By autumn 1959, Lawson was running weekly workshops to prepare students from all the city’s institutions of higher learning. This interracial group of students became the heart of the Nashville movement. Weekly, they worked together on a profound interpretation of what it means to take nonviolent action, with Lawson guiding analysis and discussions on strategy and nonviolent discipline.
The workshops lasted for several months before Lawson received a telephone call from Greensboro, North Carolina. It was February 1, 1960, and four black students at North Carolina Agricultural and Technical State University in Greensboro had sat down at a “whites only” Woolworth’s lunch counter and asked to be served. When told to leave, they stayed. They did not know the name of their action or that their “sit-in” was among the most disruptive of hundreds of nonviolent methods identified throughout human history.
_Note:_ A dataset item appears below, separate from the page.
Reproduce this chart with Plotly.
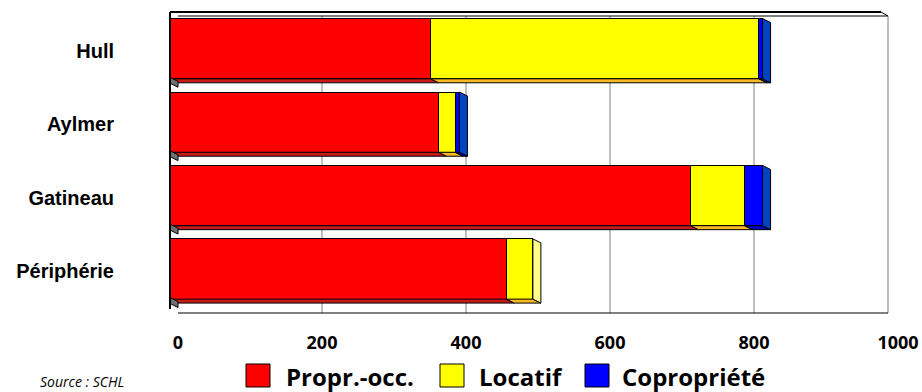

With that phone call, 75 well-prepared Nashville students moved into formation. They became the largest, most disciplined, and influential of the campaigns that would become the 1960 southern student sit-in movement. Its leaders included Diane Nash, from the black community in Chicago, and John Lewis, later (and still) a member of the U.S. Congress from Georgia for three decades. Within two months, student sit-ins were blazing across the South (except Mississippi) in 75 cities, with thousands of students participating. The separate campaigns appeared harmonized and ubiquitous. Television news broadcast the students facing burning cigarettes ground into their arms, ketchup and mustard being poured on their heads, chewing gum stuck in their hair, spittle, insults, punches hurled at them, and being knocked off stools. Remaining strictly nonviolent, when arrested many went limp in total noncooperation.
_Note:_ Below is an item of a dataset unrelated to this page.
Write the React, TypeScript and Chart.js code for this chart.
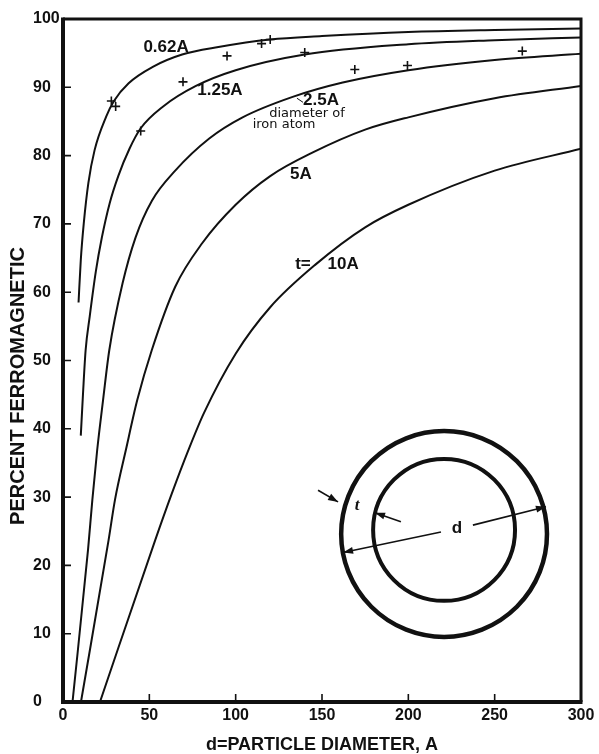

On Easter weekend 1960, sit-in leaders gathered from all the southern sit-in campaigns at Shaw University, Raleigh, North Carolina. Deciding that they needed, literally, a committee to coordinate, they formed the Student Nonviolent Coordinating Committee (SNCC), pronounced snick. The Nashville group arrived in three station wagons. Lawson was asked to chair a committee to draft a statement of purpose for what was now the second southern civil rights organization to come into being, after the Southern Christian Leadership Conference (SCLC) established by Dr. King following the Montgomery bus boycott. Lawson coordinated three drafts. He would become SNCC’s primary tutor of the technique of nonviolent action, while continuing to advise Dr. King and the SCLC, where he ran workshops on nonviolent civil resistance at every meeting for as long as King lived.
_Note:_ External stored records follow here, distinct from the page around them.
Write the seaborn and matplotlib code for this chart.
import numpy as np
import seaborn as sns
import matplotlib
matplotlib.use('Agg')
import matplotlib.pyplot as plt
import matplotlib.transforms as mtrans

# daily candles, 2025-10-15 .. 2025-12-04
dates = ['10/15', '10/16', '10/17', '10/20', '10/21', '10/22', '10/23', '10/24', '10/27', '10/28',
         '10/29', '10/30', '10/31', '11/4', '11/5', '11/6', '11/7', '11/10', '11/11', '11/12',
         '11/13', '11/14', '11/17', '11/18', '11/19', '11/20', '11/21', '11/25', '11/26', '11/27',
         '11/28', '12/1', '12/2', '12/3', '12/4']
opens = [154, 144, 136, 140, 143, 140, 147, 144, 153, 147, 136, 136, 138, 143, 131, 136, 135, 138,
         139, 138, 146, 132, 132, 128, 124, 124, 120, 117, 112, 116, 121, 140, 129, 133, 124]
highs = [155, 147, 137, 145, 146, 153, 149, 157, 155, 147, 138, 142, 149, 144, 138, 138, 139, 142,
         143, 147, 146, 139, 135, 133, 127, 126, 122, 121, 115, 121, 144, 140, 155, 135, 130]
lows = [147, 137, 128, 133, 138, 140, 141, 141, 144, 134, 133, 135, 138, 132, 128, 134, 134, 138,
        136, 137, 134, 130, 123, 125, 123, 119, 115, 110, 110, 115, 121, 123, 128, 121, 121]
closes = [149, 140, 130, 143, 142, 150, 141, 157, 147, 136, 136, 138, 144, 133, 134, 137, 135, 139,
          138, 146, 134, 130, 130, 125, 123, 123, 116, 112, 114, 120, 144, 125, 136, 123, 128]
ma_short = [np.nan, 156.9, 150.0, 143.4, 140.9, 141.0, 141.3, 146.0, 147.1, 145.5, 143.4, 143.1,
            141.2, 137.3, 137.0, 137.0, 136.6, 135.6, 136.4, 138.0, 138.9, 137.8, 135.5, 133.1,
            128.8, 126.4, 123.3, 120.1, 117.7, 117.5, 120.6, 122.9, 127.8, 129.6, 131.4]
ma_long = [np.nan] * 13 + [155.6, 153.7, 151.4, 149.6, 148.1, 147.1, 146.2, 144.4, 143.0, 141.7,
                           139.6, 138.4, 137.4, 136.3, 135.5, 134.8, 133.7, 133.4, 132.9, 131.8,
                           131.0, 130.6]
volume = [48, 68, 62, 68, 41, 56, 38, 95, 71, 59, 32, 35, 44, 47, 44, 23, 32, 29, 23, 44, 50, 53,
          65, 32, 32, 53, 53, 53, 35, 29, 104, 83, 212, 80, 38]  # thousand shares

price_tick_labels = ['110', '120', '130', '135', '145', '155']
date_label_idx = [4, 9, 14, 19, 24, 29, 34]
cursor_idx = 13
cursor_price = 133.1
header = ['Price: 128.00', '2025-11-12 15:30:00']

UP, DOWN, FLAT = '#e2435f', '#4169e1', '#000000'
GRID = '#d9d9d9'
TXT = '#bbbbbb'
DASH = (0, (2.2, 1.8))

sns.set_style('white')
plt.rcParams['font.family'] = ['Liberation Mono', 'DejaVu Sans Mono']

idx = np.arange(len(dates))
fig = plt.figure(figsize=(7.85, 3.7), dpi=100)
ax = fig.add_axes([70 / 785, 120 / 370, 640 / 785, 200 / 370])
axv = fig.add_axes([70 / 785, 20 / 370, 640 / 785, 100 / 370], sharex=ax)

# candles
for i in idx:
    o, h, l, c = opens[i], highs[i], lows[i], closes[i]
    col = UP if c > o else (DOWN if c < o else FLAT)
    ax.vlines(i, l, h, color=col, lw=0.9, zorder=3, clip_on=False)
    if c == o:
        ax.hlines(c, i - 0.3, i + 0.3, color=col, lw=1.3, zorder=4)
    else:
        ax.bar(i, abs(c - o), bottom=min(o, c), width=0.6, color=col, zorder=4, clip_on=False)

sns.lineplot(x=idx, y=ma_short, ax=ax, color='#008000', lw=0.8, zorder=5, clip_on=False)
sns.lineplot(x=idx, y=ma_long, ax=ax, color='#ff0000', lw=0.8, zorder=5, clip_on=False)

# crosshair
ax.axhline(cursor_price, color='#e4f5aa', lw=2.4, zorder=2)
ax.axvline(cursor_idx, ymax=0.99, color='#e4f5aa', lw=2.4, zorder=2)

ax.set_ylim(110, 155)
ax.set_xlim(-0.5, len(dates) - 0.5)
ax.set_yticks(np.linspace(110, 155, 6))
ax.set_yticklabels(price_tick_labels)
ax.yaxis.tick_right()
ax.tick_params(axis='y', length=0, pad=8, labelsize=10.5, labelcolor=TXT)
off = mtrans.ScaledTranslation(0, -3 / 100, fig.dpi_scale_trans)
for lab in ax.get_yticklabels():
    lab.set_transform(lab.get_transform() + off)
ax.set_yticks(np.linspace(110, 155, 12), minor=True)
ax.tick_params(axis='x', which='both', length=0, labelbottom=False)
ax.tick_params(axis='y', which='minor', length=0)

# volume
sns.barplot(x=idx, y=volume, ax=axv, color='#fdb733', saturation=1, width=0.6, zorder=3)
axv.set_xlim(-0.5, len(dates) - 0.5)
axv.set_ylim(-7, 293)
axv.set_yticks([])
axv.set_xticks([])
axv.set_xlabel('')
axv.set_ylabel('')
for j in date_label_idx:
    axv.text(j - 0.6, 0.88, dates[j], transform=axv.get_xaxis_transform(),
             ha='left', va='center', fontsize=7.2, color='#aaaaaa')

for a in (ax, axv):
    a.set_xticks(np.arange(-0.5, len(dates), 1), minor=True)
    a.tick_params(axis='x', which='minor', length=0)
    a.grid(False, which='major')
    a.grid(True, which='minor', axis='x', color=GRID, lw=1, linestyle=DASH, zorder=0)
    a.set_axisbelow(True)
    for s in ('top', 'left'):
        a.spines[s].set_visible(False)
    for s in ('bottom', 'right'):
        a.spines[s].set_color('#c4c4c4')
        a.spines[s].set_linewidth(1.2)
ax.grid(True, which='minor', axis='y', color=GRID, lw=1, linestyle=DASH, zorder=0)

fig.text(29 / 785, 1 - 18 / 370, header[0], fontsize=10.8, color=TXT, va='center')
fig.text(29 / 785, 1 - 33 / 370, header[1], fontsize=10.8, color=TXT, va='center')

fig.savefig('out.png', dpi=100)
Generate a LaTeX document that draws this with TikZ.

By the end of 1960, some 70,000 young adults had sat in, mainly black but with increasing numbers of whites; 3,600 of them were jailed. Speedily but silently, the signs designating “Whites Only” came down in public accommodations and private institutions, which was intentionally accomplished without news conferences or announcements. By year’s end, in more than 100 southern cities, the distinct student sit-in campaigns against segregated lunch counters became the prows for local struggles, which often had localized priorities. A mass movement of tens of thousands would materialize as the sit-in campaigns provided the popular base and critical mass for the civil rights movement, more aptly described as a movement of movements.